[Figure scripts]
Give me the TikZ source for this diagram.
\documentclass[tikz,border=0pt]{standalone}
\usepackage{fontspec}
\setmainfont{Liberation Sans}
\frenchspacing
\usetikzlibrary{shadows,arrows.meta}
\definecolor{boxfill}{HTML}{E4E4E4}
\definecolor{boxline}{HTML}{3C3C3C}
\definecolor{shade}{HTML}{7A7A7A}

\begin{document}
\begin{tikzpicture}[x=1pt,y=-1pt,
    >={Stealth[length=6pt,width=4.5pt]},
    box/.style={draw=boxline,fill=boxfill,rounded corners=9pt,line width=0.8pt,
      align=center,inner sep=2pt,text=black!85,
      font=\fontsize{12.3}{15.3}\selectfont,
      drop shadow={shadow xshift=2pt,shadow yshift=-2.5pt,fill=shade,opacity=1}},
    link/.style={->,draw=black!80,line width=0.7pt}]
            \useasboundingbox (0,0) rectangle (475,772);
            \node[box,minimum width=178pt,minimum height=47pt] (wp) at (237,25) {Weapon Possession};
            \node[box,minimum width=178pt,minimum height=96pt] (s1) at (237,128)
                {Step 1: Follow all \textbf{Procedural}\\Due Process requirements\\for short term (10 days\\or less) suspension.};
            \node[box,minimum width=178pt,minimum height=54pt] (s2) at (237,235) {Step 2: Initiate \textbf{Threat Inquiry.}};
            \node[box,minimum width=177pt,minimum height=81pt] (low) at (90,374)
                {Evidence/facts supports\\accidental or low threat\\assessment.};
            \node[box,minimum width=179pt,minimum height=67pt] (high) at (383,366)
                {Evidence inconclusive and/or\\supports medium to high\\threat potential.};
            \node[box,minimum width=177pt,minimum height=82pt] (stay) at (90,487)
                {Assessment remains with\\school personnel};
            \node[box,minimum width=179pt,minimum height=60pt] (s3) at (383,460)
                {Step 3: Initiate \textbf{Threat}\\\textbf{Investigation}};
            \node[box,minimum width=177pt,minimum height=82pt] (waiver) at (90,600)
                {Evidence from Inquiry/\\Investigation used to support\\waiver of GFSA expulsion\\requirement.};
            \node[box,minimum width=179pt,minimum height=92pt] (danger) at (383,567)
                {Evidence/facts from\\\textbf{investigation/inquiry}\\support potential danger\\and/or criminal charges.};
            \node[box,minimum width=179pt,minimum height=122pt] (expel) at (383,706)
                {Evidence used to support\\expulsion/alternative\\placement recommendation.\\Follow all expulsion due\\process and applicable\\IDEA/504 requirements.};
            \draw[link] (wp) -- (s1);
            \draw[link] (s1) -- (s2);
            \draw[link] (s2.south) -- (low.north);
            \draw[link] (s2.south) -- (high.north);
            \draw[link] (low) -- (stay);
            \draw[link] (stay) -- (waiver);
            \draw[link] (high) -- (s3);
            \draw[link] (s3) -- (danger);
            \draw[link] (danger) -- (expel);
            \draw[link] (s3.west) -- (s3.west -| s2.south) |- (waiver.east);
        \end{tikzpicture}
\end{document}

* * *

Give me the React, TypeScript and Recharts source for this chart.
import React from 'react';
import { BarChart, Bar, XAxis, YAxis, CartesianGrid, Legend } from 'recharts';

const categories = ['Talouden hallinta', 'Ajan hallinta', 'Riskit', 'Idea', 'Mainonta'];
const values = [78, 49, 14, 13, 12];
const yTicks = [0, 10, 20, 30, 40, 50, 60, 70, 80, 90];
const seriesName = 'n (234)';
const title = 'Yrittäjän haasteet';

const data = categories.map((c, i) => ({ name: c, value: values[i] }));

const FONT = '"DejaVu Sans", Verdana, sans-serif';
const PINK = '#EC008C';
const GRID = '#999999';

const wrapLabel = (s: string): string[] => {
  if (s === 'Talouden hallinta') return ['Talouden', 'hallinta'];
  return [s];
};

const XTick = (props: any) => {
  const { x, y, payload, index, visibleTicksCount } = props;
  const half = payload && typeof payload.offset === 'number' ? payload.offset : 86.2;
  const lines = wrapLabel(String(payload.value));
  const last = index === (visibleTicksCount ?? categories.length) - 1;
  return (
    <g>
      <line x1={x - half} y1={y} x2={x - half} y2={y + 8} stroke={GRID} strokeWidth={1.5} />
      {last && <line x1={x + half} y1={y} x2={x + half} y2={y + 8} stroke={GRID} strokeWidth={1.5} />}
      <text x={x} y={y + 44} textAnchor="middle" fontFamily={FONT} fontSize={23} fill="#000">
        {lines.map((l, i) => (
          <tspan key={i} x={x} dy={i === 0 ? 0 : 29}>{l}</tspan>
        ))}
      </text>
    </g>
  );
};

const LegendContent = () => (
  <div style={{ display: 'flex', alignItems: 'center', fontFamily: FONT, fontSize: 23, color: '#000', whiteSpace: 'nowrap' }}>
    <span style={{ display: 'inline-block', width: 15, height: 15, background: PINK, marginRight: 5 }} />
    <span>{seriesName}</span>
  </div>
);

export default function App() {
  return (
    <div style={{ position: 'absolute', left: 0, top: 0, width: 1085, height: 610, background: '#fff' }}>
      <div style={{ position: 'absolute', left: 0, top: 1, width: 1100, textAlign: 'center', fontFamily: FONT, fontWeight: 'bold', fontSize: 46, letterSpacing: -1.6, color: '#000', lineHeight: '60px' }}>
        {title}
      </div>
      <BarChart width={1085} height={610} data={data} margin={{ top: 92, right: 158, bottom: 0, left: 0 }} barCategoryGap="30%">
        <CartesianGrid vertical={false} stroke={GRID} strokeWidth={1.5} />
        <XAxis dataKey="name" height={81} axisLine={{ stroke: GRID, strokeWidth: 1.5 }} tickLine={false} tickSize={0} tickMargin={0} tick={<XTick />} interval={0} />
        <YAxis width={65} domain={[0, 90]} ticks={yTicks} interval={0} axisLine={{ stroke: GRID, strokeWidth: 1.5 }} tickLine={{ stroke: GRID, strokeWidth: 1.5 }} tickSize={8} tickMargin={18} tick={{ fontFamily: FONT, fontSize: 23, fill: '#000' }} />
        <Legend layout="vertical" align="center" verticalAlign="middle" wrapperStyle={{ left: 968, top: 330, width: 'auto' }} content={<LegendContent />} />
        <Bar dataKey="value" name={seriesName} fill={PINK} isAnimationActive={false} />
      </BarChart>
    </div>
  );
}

Task statement
From the data above, gather every line that includes the word "this".

Solution to the problem
Give me the TikZ source for this diagram.
Give me the React, TypeScript and Recharts source for this chart.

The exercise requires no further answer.